▶ **Problem description**:
Omit every picture, and retype the lines that run from the beginning of the data below through the line containing "import plotly.graph_objects as go", inclusive.

___ Information supplied

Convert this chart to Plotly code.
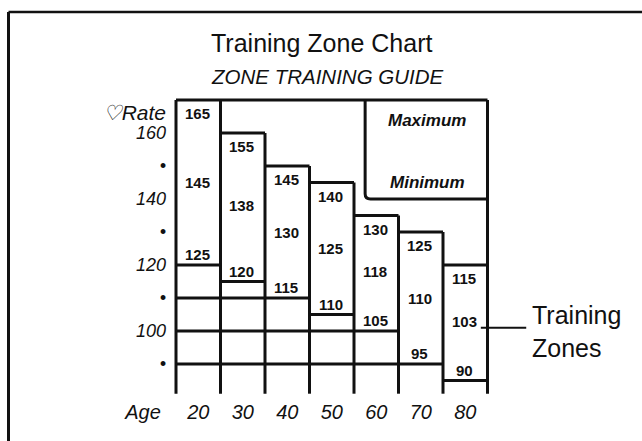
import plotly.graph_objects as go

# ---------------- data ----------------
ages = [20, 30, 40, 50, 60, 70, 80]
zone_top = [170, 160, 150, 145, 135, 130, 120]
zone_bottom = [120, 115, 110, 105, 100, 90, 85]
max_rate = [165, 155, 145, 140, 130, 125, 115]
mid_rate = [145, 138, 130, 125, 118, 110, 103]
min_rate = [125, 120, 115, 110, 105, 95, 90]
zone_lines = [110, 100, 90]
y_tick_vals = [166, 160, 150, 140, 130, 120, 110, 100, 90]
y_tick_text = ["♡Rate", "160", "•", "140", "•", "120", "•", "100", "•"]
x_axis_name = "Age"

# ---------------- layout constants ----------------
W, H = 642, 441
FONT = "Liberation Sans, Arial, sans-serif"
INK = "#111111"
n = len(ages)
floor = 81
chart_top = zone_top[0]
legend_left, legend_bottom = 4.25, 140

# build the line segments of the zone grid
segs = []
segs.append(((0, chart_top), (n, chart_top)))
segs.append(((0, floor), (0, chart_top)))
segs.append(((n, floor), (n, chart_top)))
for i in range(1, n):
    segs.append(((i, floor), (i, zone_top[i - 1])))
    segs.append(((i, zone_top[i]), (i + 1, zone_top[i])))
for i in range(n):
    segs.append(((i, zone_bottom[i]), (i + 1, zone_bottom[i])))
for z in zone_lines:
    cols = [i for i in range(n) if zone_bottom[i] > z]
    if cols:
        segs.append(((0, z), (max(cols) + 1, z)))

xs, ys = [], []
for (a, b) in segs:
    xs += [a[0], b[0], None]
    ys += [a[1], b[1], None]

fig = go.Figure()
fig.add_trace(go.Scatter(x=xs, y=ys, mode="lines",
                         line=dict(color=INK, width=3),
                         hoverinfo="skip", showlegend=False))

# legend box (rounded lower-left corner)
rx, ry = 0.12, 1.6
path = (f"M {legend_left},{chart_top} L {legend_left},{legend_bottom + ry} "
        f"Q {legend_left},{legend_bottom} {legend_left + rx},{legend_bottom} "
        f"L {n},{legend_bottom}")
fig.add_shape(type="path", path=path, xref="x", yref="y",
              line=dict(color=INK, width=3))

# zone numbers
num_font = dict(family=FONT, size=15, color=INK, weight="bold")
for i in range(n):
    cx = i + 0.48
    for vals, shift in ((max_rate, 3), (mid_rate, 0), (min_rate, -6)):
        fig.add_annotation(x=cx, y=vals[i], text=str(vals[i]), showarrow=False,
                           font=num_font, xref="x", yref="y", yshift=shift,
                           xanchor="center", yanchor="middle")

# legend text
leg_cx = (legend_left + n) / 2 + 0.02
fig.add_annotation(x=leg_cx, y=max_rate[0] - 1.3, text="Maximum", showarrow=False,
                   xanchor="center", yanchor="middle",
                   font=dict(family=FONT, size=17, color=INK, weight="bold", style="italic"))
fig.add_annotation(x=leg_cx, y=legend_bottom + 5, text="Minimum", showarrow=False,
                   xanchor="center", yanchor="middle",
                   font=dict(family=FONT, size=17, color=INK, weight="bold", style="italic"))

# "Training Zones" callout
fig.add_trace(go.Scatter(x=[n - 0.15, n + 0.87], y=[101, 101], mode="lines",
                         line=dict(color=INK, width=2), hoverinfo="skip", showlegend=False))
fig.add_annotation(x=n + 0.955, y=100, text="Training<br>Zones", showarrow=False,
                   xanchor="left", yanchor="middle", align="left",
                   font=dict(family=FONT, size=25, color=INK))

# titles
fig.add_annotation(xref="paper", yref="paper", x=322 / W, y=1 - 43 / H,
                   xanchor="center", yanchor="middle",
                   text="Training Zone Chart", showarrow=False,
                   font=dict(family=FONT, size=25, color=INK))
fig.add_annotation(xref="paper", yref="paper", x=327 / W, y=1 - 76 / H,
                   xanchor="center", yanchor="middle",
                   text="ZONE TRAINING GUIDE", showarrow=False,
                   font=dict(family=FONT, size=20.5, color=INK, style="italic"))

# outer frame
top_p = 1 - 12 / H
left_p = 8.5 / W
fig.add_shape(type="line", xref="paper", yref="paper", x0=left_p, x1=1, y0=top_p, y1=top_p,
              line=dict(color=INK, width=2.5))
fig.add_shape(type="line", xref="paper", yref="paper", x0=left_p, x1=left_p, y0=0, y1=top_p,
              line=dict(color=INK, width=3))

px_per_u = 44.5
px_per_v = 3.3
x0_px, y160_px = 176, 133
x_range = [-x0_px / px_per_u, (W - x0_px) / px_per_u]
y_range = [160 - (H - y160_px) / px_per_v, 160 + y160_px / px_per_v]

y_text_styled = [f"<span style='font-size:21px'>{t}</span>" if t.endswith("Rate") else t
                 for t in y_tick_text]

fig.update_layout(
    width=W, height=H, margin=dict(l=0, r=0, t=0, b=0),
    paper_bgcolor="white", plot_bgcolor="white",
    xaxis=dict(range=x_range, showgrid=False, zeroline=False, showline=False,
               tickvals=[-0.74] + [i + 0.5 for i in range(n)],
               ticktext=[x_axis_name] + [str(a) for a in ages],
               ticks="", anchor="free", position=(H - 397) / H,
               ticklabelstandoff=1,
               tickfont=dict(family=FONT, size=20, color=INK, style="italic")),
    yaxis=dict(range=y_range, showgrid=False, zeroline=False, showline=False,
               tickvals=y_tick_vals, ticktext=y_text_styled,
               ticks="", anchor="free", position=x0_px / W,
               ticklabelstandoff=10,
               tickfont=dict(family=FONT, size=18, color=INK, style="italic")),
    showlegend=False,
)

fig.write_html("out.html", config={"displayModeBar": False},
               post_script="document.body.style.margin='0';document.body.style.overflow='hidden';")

______

▶ **Result below**:
Convert this chart to Plotly code.
import plotly.graph_objects as go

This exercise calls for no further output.